February 8, 2008

The land

Cathedral Range

Strip from me all that is me, and what remains?

The land remains.

Take from me my home, my garden, the promise of enduring love and the prospect of love anew, take from me my arms and eyes and ears and tongue, extract my heart and bury it amid the rubble of a life once cherished and what is left?

The land is left.

There are small trees here, struggling to wrest light from the live oaks’ morning shade, and I planted each one. I planted each one. One must plant trees without expectation, and I have eaten well of these trees’ fruit nonetheless, and yet.

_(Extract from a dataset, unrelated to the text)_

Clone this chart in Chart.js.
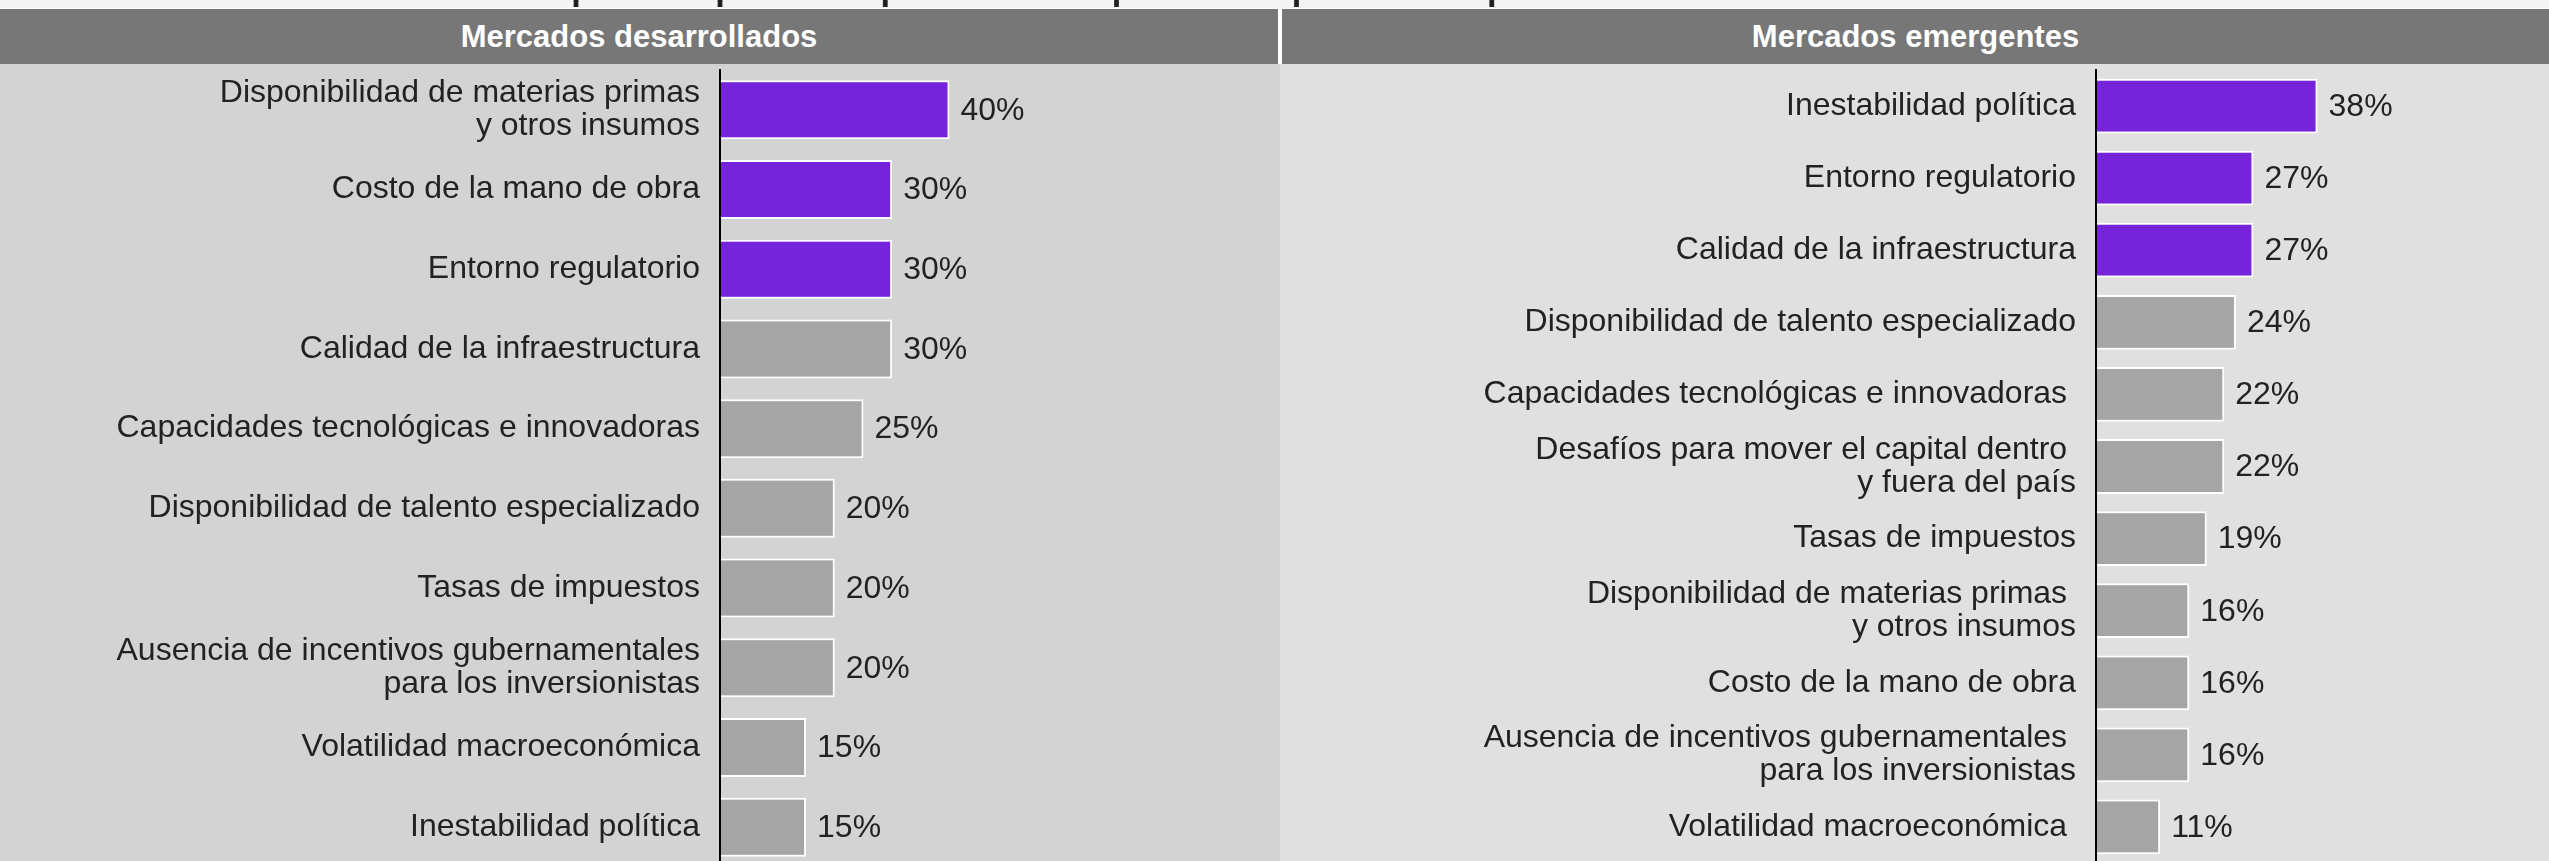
<!DOCTYPE html>
<html lang="es">
<head>
<meta charset="utf-8">
<script src="https://cdn.jsdelivr.net/npm/chart.js@4.4.1/dist/chart.umd.min.js"></script>
<style>
  html, body { margin: 0; padding: 0; width: 2549px; height: 861px; overflow: hidden; background: #fff; font-family: "Liberation Sans", Arial, sans-serif; }
  #strip { position: absolute; left: 0; top: 0; width: 2549px; height: 8px; background: #f4f4f4; overflow: hidden; }
  #title { position: absolute; left: 435px; top: -50px; font-size: 54px; line-height: 54px; font-weight: normal; color: #222; white-space: nowrap; }
  .head { position: absolute; top: 9px; height: 55px; background: #777; color: #fff; font-weight: bold; font-size: 31px; line-height: 55px; text-align: center; }
  #headL { left: 0; width: 1278px; }
  #headR { left: 1282px; width: 1267px; }
  .panel { position: absolute; top: 64px; height: 797px; overflow: hidden; }
  #panelL { left: 0; width: 1280px; background: #d3d3d3; }
  #panelR { left: 1280px; width: 1269px; background: #e0e0e0; }
  #boxL { position: relative; width: 1280px; height: 803px; }
  #boxR { position: relative; width: 1269px; height: 799px; }
</style>
</head>
<body>
<div id="strip"><div id="title">Principales preocupaciones para expandir operaciones</div></div>
<div class="head" id="headL">Mercados desarrollados</div>
<div class="head" id="headR">Mercados emergentes</div>
<div class="panel" id="panelL"><div id="boxL"><canvas id="leftChart"></canvas></div></div>
<div class="panel" id="panelR"><div id="boxR"><canvas id="rightChart"></canvas></div></div>
<script>
// Mercados desarrollados
const leftCategories = [
  ['Disponibilidad de materias primas', 'y otros insumos'],
  'Costo de la mano de obra',
  'Entorno regulatorio',
  'Calidad de la infraestructura',
  'Capacidades tecnológicas e innovadoras',
  'Disponibilidad de talento especializado',
  'Tasas de impuestos',
  ['Ausencia de incentivos gubernamentales', 'para los inversionistas'],
  'Volatilidad macroeconómica',
  'Inestabilidad política'
];
const leftValues = [40, 30, 30, 30, 25, 20, 20, 20, 15, 15];

// Mercados emergentes
const rightCategories = [
  'Inestabilidad política',
  'Entorno regulatorio',
  'Calidad de la infraestructura',
  'Disponibilidad de talento especializado',
  'Capacidades tecnológicas e innovadoras ',
  ['Desafíos para mover el capital dentro ', 'y fuera del país'],
  'Tasas de impuestos',
  ['Disponibilidad de materias primas ', 'y otros insumos'],
  'Costo de la mano de obra',
  ['Ausencia de incentivos gubernamentales ', 'para los inversionistas'],
  'Volatilidad macroeconómica '
];
const rightValues = [38, 27, 27, 24, 22, 22, 19, 16, 16, 16, 11];

const PURPLE = '#7623dc';
const GREY = '#a5a5a5';
const FONT = '"Liberation Sans", Arial, sans-serif';

// draws "40%" next to each bar
const valueLabels = {
  id: 'valueLabels',
  afterDatasetsDraw(chart) {
    const ctx = chart.ctx;
    const ds = chart.data.datasets[0];
    ctx.save();
    ctx.font = '32px ' + FONT;
    ctx.fillStyle = '#222';
    ctx.textBaseline = 'middle';
    chart.getDatasetMeta(0).data.forEach((bar, i) => {
      ctx.fillText(ds.data[i] + '%', bar.x + 11, bar.y + 1);
    });
    ctx.restore();
  }
};

function makeChart(id, labels, values, axisWidth, xMax, barPct) {
  return new Chart(document.getElementById(id).getContext('2d'), {
    type: 'bar',
    data: {
      labels: labels,
      datasets: [{
        data: values,
        backgroundColor: ctx => ctx.dataIndex < 3 ? PURPLE : GREY,
        borderColor: '#fff',
        borderWidth: 2,
        borderSkipped: 'start',
        categoryPercentage: 1,
        barPercentage: barPct
      }]
    },
    options: {
      indexAxis: 'y',
      responsive: true,
      maintainAspectRatio: false,
      animation: false,
      layout: { padding: { top: 6, right: 0, bottom: 0, left: 0 } },
      plugins: { legend: { display: false }, tooltip: { enabled: false } },
      scales: {
        x: { display: false, min: 0, max: xMax },
        y: {
          grid: { display: false, drawTicks: false },
          border: { display: true, color: '#000', width: 2, z: 1 },
          ticks: {
            padding: 20,
            color: '#222',
            autoSkip: false,
            font: { family: FONT, size: 32, lineHeight: 1.05 }
          },
          afterFit: scale => {
            scale.width = axisWidth;
            // labels sit inside their bands, no extra room needed
            scale.paddingTop = 0;
            scale.paddingBottom = 0;
          }
        }
      }
    },
    plugins: [valueLabels]
  });
}

makeChart('leftChart', leftCategories, leftValues, 720, 97.6, 0.74);
makeChart('rightChart', rightCategories, rightValues, 816, 77.7, 0.76);
</script>
</body>
</html>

And yet.

Granny Smith’s roots leach lime from my true love’s bones.

The Bishop pine I planted from a one-gallon container, half expecting it would die, half assuming I would drink its shade in fifteen years. Long, drowsy days in a lost, imagined future and I mourn them. It is waist-high, breast-high in months, and I will not be here to fix a hammock to it. Who comes after I leave might cut it down.

The pull of hearth and I resist it, the tug of memory and I resist it, the binding of shared paths and I resist it, and all that persists the earth I walk on, the earth whose paths open up and lead away from here. Places beckon full of memories I never had, red earth and juniper, coyote caught singing in the monsoon’s false dusk, a roar of unexpected waters. Sorrow threaded with bright joy.